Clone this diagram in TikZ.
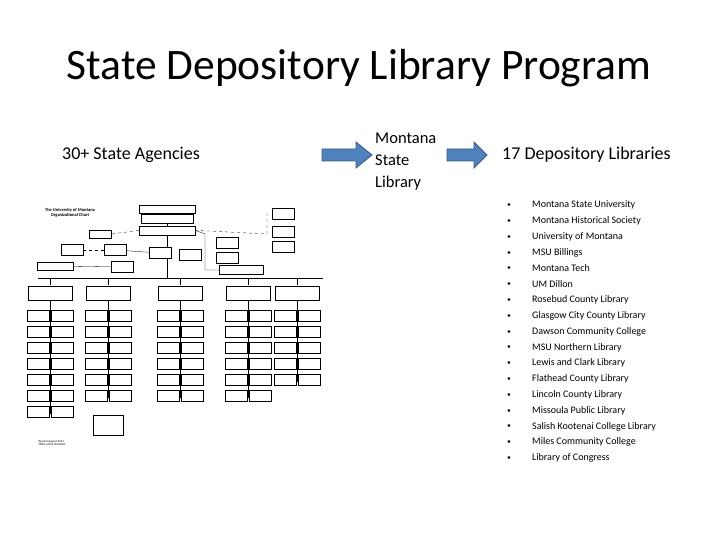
\documentclass[tikz,border=0pt]{standalone}
\usepackage{fontspec}
\setmainfont{Carlito}
\usetikzlibrary{positioning}
\definecolor{arrowblue}{RGB}{79,129,189}
\definecolor{arrowedge}{RGB}{56,93,138}
\begin{document}
\begin{tikzpicture}[x=1pt,y=-1pt]

    \tikzstyle{head} = [anchor=west, inner sep=0pt, font=\fontsize{18}{20}\selectfont]
    \tikzstyle{lib} = [anchor=west, inner sep=0pt, font=\fontsize{10}{11}\selectfont]
    \tikzstyle{org} = [draw, line width=0.4pt, fill=white, minimum width=22pt, minimum height=11pt, inner sep=0pt]
    \tikzstyle{blk} = [draw=arrowedge, fill=arrowblue, line width=0.8pt]

    \useasboundingbox (0,0) rectangle (720,540);

    \node (title) at (359,68) {\fontsize{43.5}{48}\selectfont State Depository Library Program};

    \node[head] (agencies) at (62,155) {30+ State Agencies};
    \node[anchor=west, inner sep=0pt, align=left, font=\fontsize{16.5}{22}\selectfont] (msl) at (375,162) {Montana\\State\\Library};
    \node[head] (deplib) at (502,155) {17 Depository Libraries};

    % arrows
    \draw[blk] (322,149) -- (356,149) -- (356,142) -- (372,155) -- (356,168) -- (356,161) -- (322,161) -- cycle;
    \draw[blk] (447,149) -- (474,149) -- (474,142) -- (487,155) -- (474,168) -- (474,161) -- (447,161) -- cycle;

    % libraries
    \foreach \t [count=\i] in {Montana State University, Montana Historical Society, University of Montana, MSU Billings, Montana Tech, UM Dillon, Rosebud County Library, Glasgow City County Library, Dawson Community College, MSU Northern Library, Lewis and Clark Library, Flathead County Library, Lincoln County Library, Missoula Public Library, Salish Kootenai College Library, Miles Community College, Library of Congress}
      \node[lib] (lib\i) at (532,189.5+15.8*\i) {\t};
    \foreach \i in {1,...,17}
      \node[inner sep=0pt, font=\fontsize{6}{6}\selectfont] at (509,189.5+15.8*\i) {$\bullet$};

    % organisational chart
    \node[align=center, inner sep=0pt, font=\fontsize{4.5}{5}\bfseries\selectfont] (octitle) at (70,213) {The University of Montana\\Organizational Chart};
    \node[org, minimum width=56pt, minimum height=8pt] (regents) at (167,209) {};
    \node[org, minimum width=52pt, minimum height=9pt, below=1pt of regents] (commish) {};
    \node[org, minimum width=56pt, minimum height=9pt, below=2pt of commish] (pres) {};
    \draw (regents) -- (commish) -- (pres);
    \draw (pres.south) -- (167,278);
    \draw (38,278) -- (323,278);
    \draw[dashed, line width=0.3pt] (pres.west) -- (112,234);
    \node[org, minimum height=8pt] (aa) at (100,234) {};
    \draw[dashed, line width=0.3pt] (pres.east) -- (267,234) -- (267,212);
    \node[org] (s1) at (283,214) {};
    \node[org] (s2) at (283,232) {};
    \node[org] (s3) at (283,247) {};
    \draw[line width=0.3pt] (pres.east) -- (205,234) -- (205,270) -- (225,270);
    \node[org] (r1) at (227,243) {};
    \node[org] (r2) at (227,258) {};
    \node[org, minimum width=44pt, minimum height=9pt] (r3) at (241,270) {};
    \node[org] (l1) at (72,250) {};
    \node[org] (l2) at (115,250) {};
    \node[org] (l3) at (122,267) {};
    \node[org] (l4) at (160,253) {};
    \node[org] (l5) at (190,255) {};
    \node[org, minimum width=36pt, minimum height=8pt] (l6) at (55,266) {};
    \draw[dashed, line width=0.3pt] (l1) -- (l2);
    \draw[line width=0.3pt] (l2) -- (l4) (l6) -- (l3);

    \foreach \cx/\n in {50/7, 108/6, 180/6, 248/6, 297/5} {
      \draw (\cx,278) -- (\cx,285);
      \node[org, minimum width=44pt, minimum height=14pt] at (\cx,293) {};
      \draw (\cx,300) -- (\cx,302+16*\n);
      \foreach \k in {1,...,\n} {
        \node[org] at (\cx-12,300+16*\k) {};
        \node[org] at (\cx+12,300+16*\k) {};
      }
    }
    \node[org, minimum width=30pt, minimum height=20pt] (health) at (108,425) {};
    \node[align=left, inner sep=0pt, font=\fontsize{3}{3.5}\itshape\selectfont] (rev) at (52,443) {Revised August 2014\\Office of the President};
\end{tikzpicture}
\end{document}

=-=-=

**Given problem**
Print out the material word for word, omitting the pictures.

**Completed exercise**
Clone this diagram in TikZ.
\documentclass[tikz,border=0pt]{standalone}
\usepackage{fontspec}
\setmainfont{Carlito}
\usetikzlibrary{positioning}
\definecolor{arrowblue}{RGB}{79,129,189}
\definecolor{arrowedge}{RGB}{56,93,138}
\begin{document}
\begin{tikzpicture}[x=1pt,y=-1pt]

    \tikzstyle{head} = [anchor=west, inner sep=0pt, font=\fontsize{18}{20}\selectfont]
    \tikzstyle{lib} = [anchor=west, inner sep=0pt, font=\fontsize{10}{11}\selectfont]
    \tikzstyle{org} = [draw, line width=0.4pt, fill=white, minimum width=22pt, minimum height=11pt, inner sep=0pt]
    \tikzstyle{blk} = [draw=arrowedge, fill=arrowblue, line width=0.8pt]

    \useasboundingbox (0,0) rectangle (720,540);

    \node (title) at (359,68) {\fontsize{43.5}{48}\selectfont State Depository Library Program};

    \node[head] (agencies) at (62,155) {30+ State Agencies};
    \node[anchor=west, inner sep=0pt, align=left, font=\fontsize{16.5}{22}\selectfont] (msl) at (375,162) {Montana\\State\\Library};
    \node[head] (deplib) at (502,155) {17 Depository Libraries};

    % arrows
    \draw[blk] (322,149) -- (356,149) -- (356,142) -- (372,155) -- (356,168) -- (356,161) -- (322,161) -- cycle;
    \draw[blk] (447,149) -- (474,149) -- (474,142) -- (487,155) -- (474,168) -- (474,161) -- (447,161) -- cycle;

    % libraries
    \foreach \t [count=\i] in {Montana State University, Montana Historical Society, University of Montana, MSU Billings, Montana Tech, UM Dillon, Rosebud County Library, Glasgow City County Library, Dawson Community College, MSU Northern Library, Lewis and Clark Library, Flathead County Library, Lincoln County Library, Missoula Public Library, Salish Kootenai College Library, Miles Community College, Library of Congress}
      \node[lib] (lib\i) at (532,189.5+15.8*\i) {\t};
    \foreach \i in {1,...,17}
      \node[inner sep=0pt, font=\fontsize{6}{6}\selectfont] at (509,189.5+15.8*\i) {$\bullet$};

    % organisational chart
    \node[align=center, inner sep=0pt, font=\fontsize{4.5}{5}\bfseries\selectfont] (octitle) at (70,213) {The University of Montana\\Organizational Chart};
    \node[org, minimum width=56pt, minimum height=8pt] (regents) at (167,209) {};
    \node[org, minimum width=52pt, minimum height=9pt, below=1pt of regents] (commish) {};
    \node[org, minimum width=56pt, minimum height=9pt, below=2pt of commish] (pres) {};
    \draw (regents) -- (commish) -- (pres);
    \draw (pres.south) -- (167,278);
    \draw (38,278) -- (323,278);
    \draw[dashed, line width=0.3pt] (pres.west) -- (112,234);
    \node[org, minimum height=8pt] (aa) at (100,234) {};
    \draw[dashed, line width=0.3pt] (pres.east) -- (267,234) -- (267,212);
    \node[org] (s1) at (283,214) {};
    \node[org] (s2) at (283,232) {};
    \node[org] (s3) at (283,247) {};
    \draw[line width=0.3pt] (pres.east) -- (205,234) -- (205,270) -- (225,270);
    \node[org] (r1) at (227,243) {};
    \node[org] (r2) at (227,258) {};
    \node[org, minimum width=44pt, minimum height=9pt] (r3) at (241,270) {};
    \node[org] (l1) at (72,250) {};
    \node[org] (l2) at (115,250) {};
    \node[org] (l3) at (122,267) {};
    \node[org] (l4) at (160,253) {};
    \node[org] (l5) at (190,255) {};
    \node[org, minimum width=36pt, minimum height=8pt] (l6) at (55,266) {};
    \draw[dashed, line width=0.3pt] (l1) -- (l2);
    \draw[line width=0.3pt] (l2) -- (l4) (l6) -- (l3);

    \foreach \cx/\n in {50/7, 108/6, 180/6, 248/6, 297/5} {
      \draw (\cx,278) -- (\cx,285);
      \node[org, minimum width=44pt, minimum height=14pt] at (\cx,293) {};
      \draw (\cx,300) -- (\cx,302+16*\n);
      \foreach \k in {1,...,\n} {
        \node[org] at (\cx-12,300+16*\k) {};
        \node[org] at (\cx+12,300+16*\k) {};
      }
    }
    \node[org, minimum width=30pt, minimum height=20pt] (health) at (108,425) {};
    \node[align=left, inner sep=0pt, font=\fontsize{3}{3.5}\itshape\selectfont] (rev) at (52,443) {Revised August 2014\\Office of the President};
\end{tikzpicture}
\end{document}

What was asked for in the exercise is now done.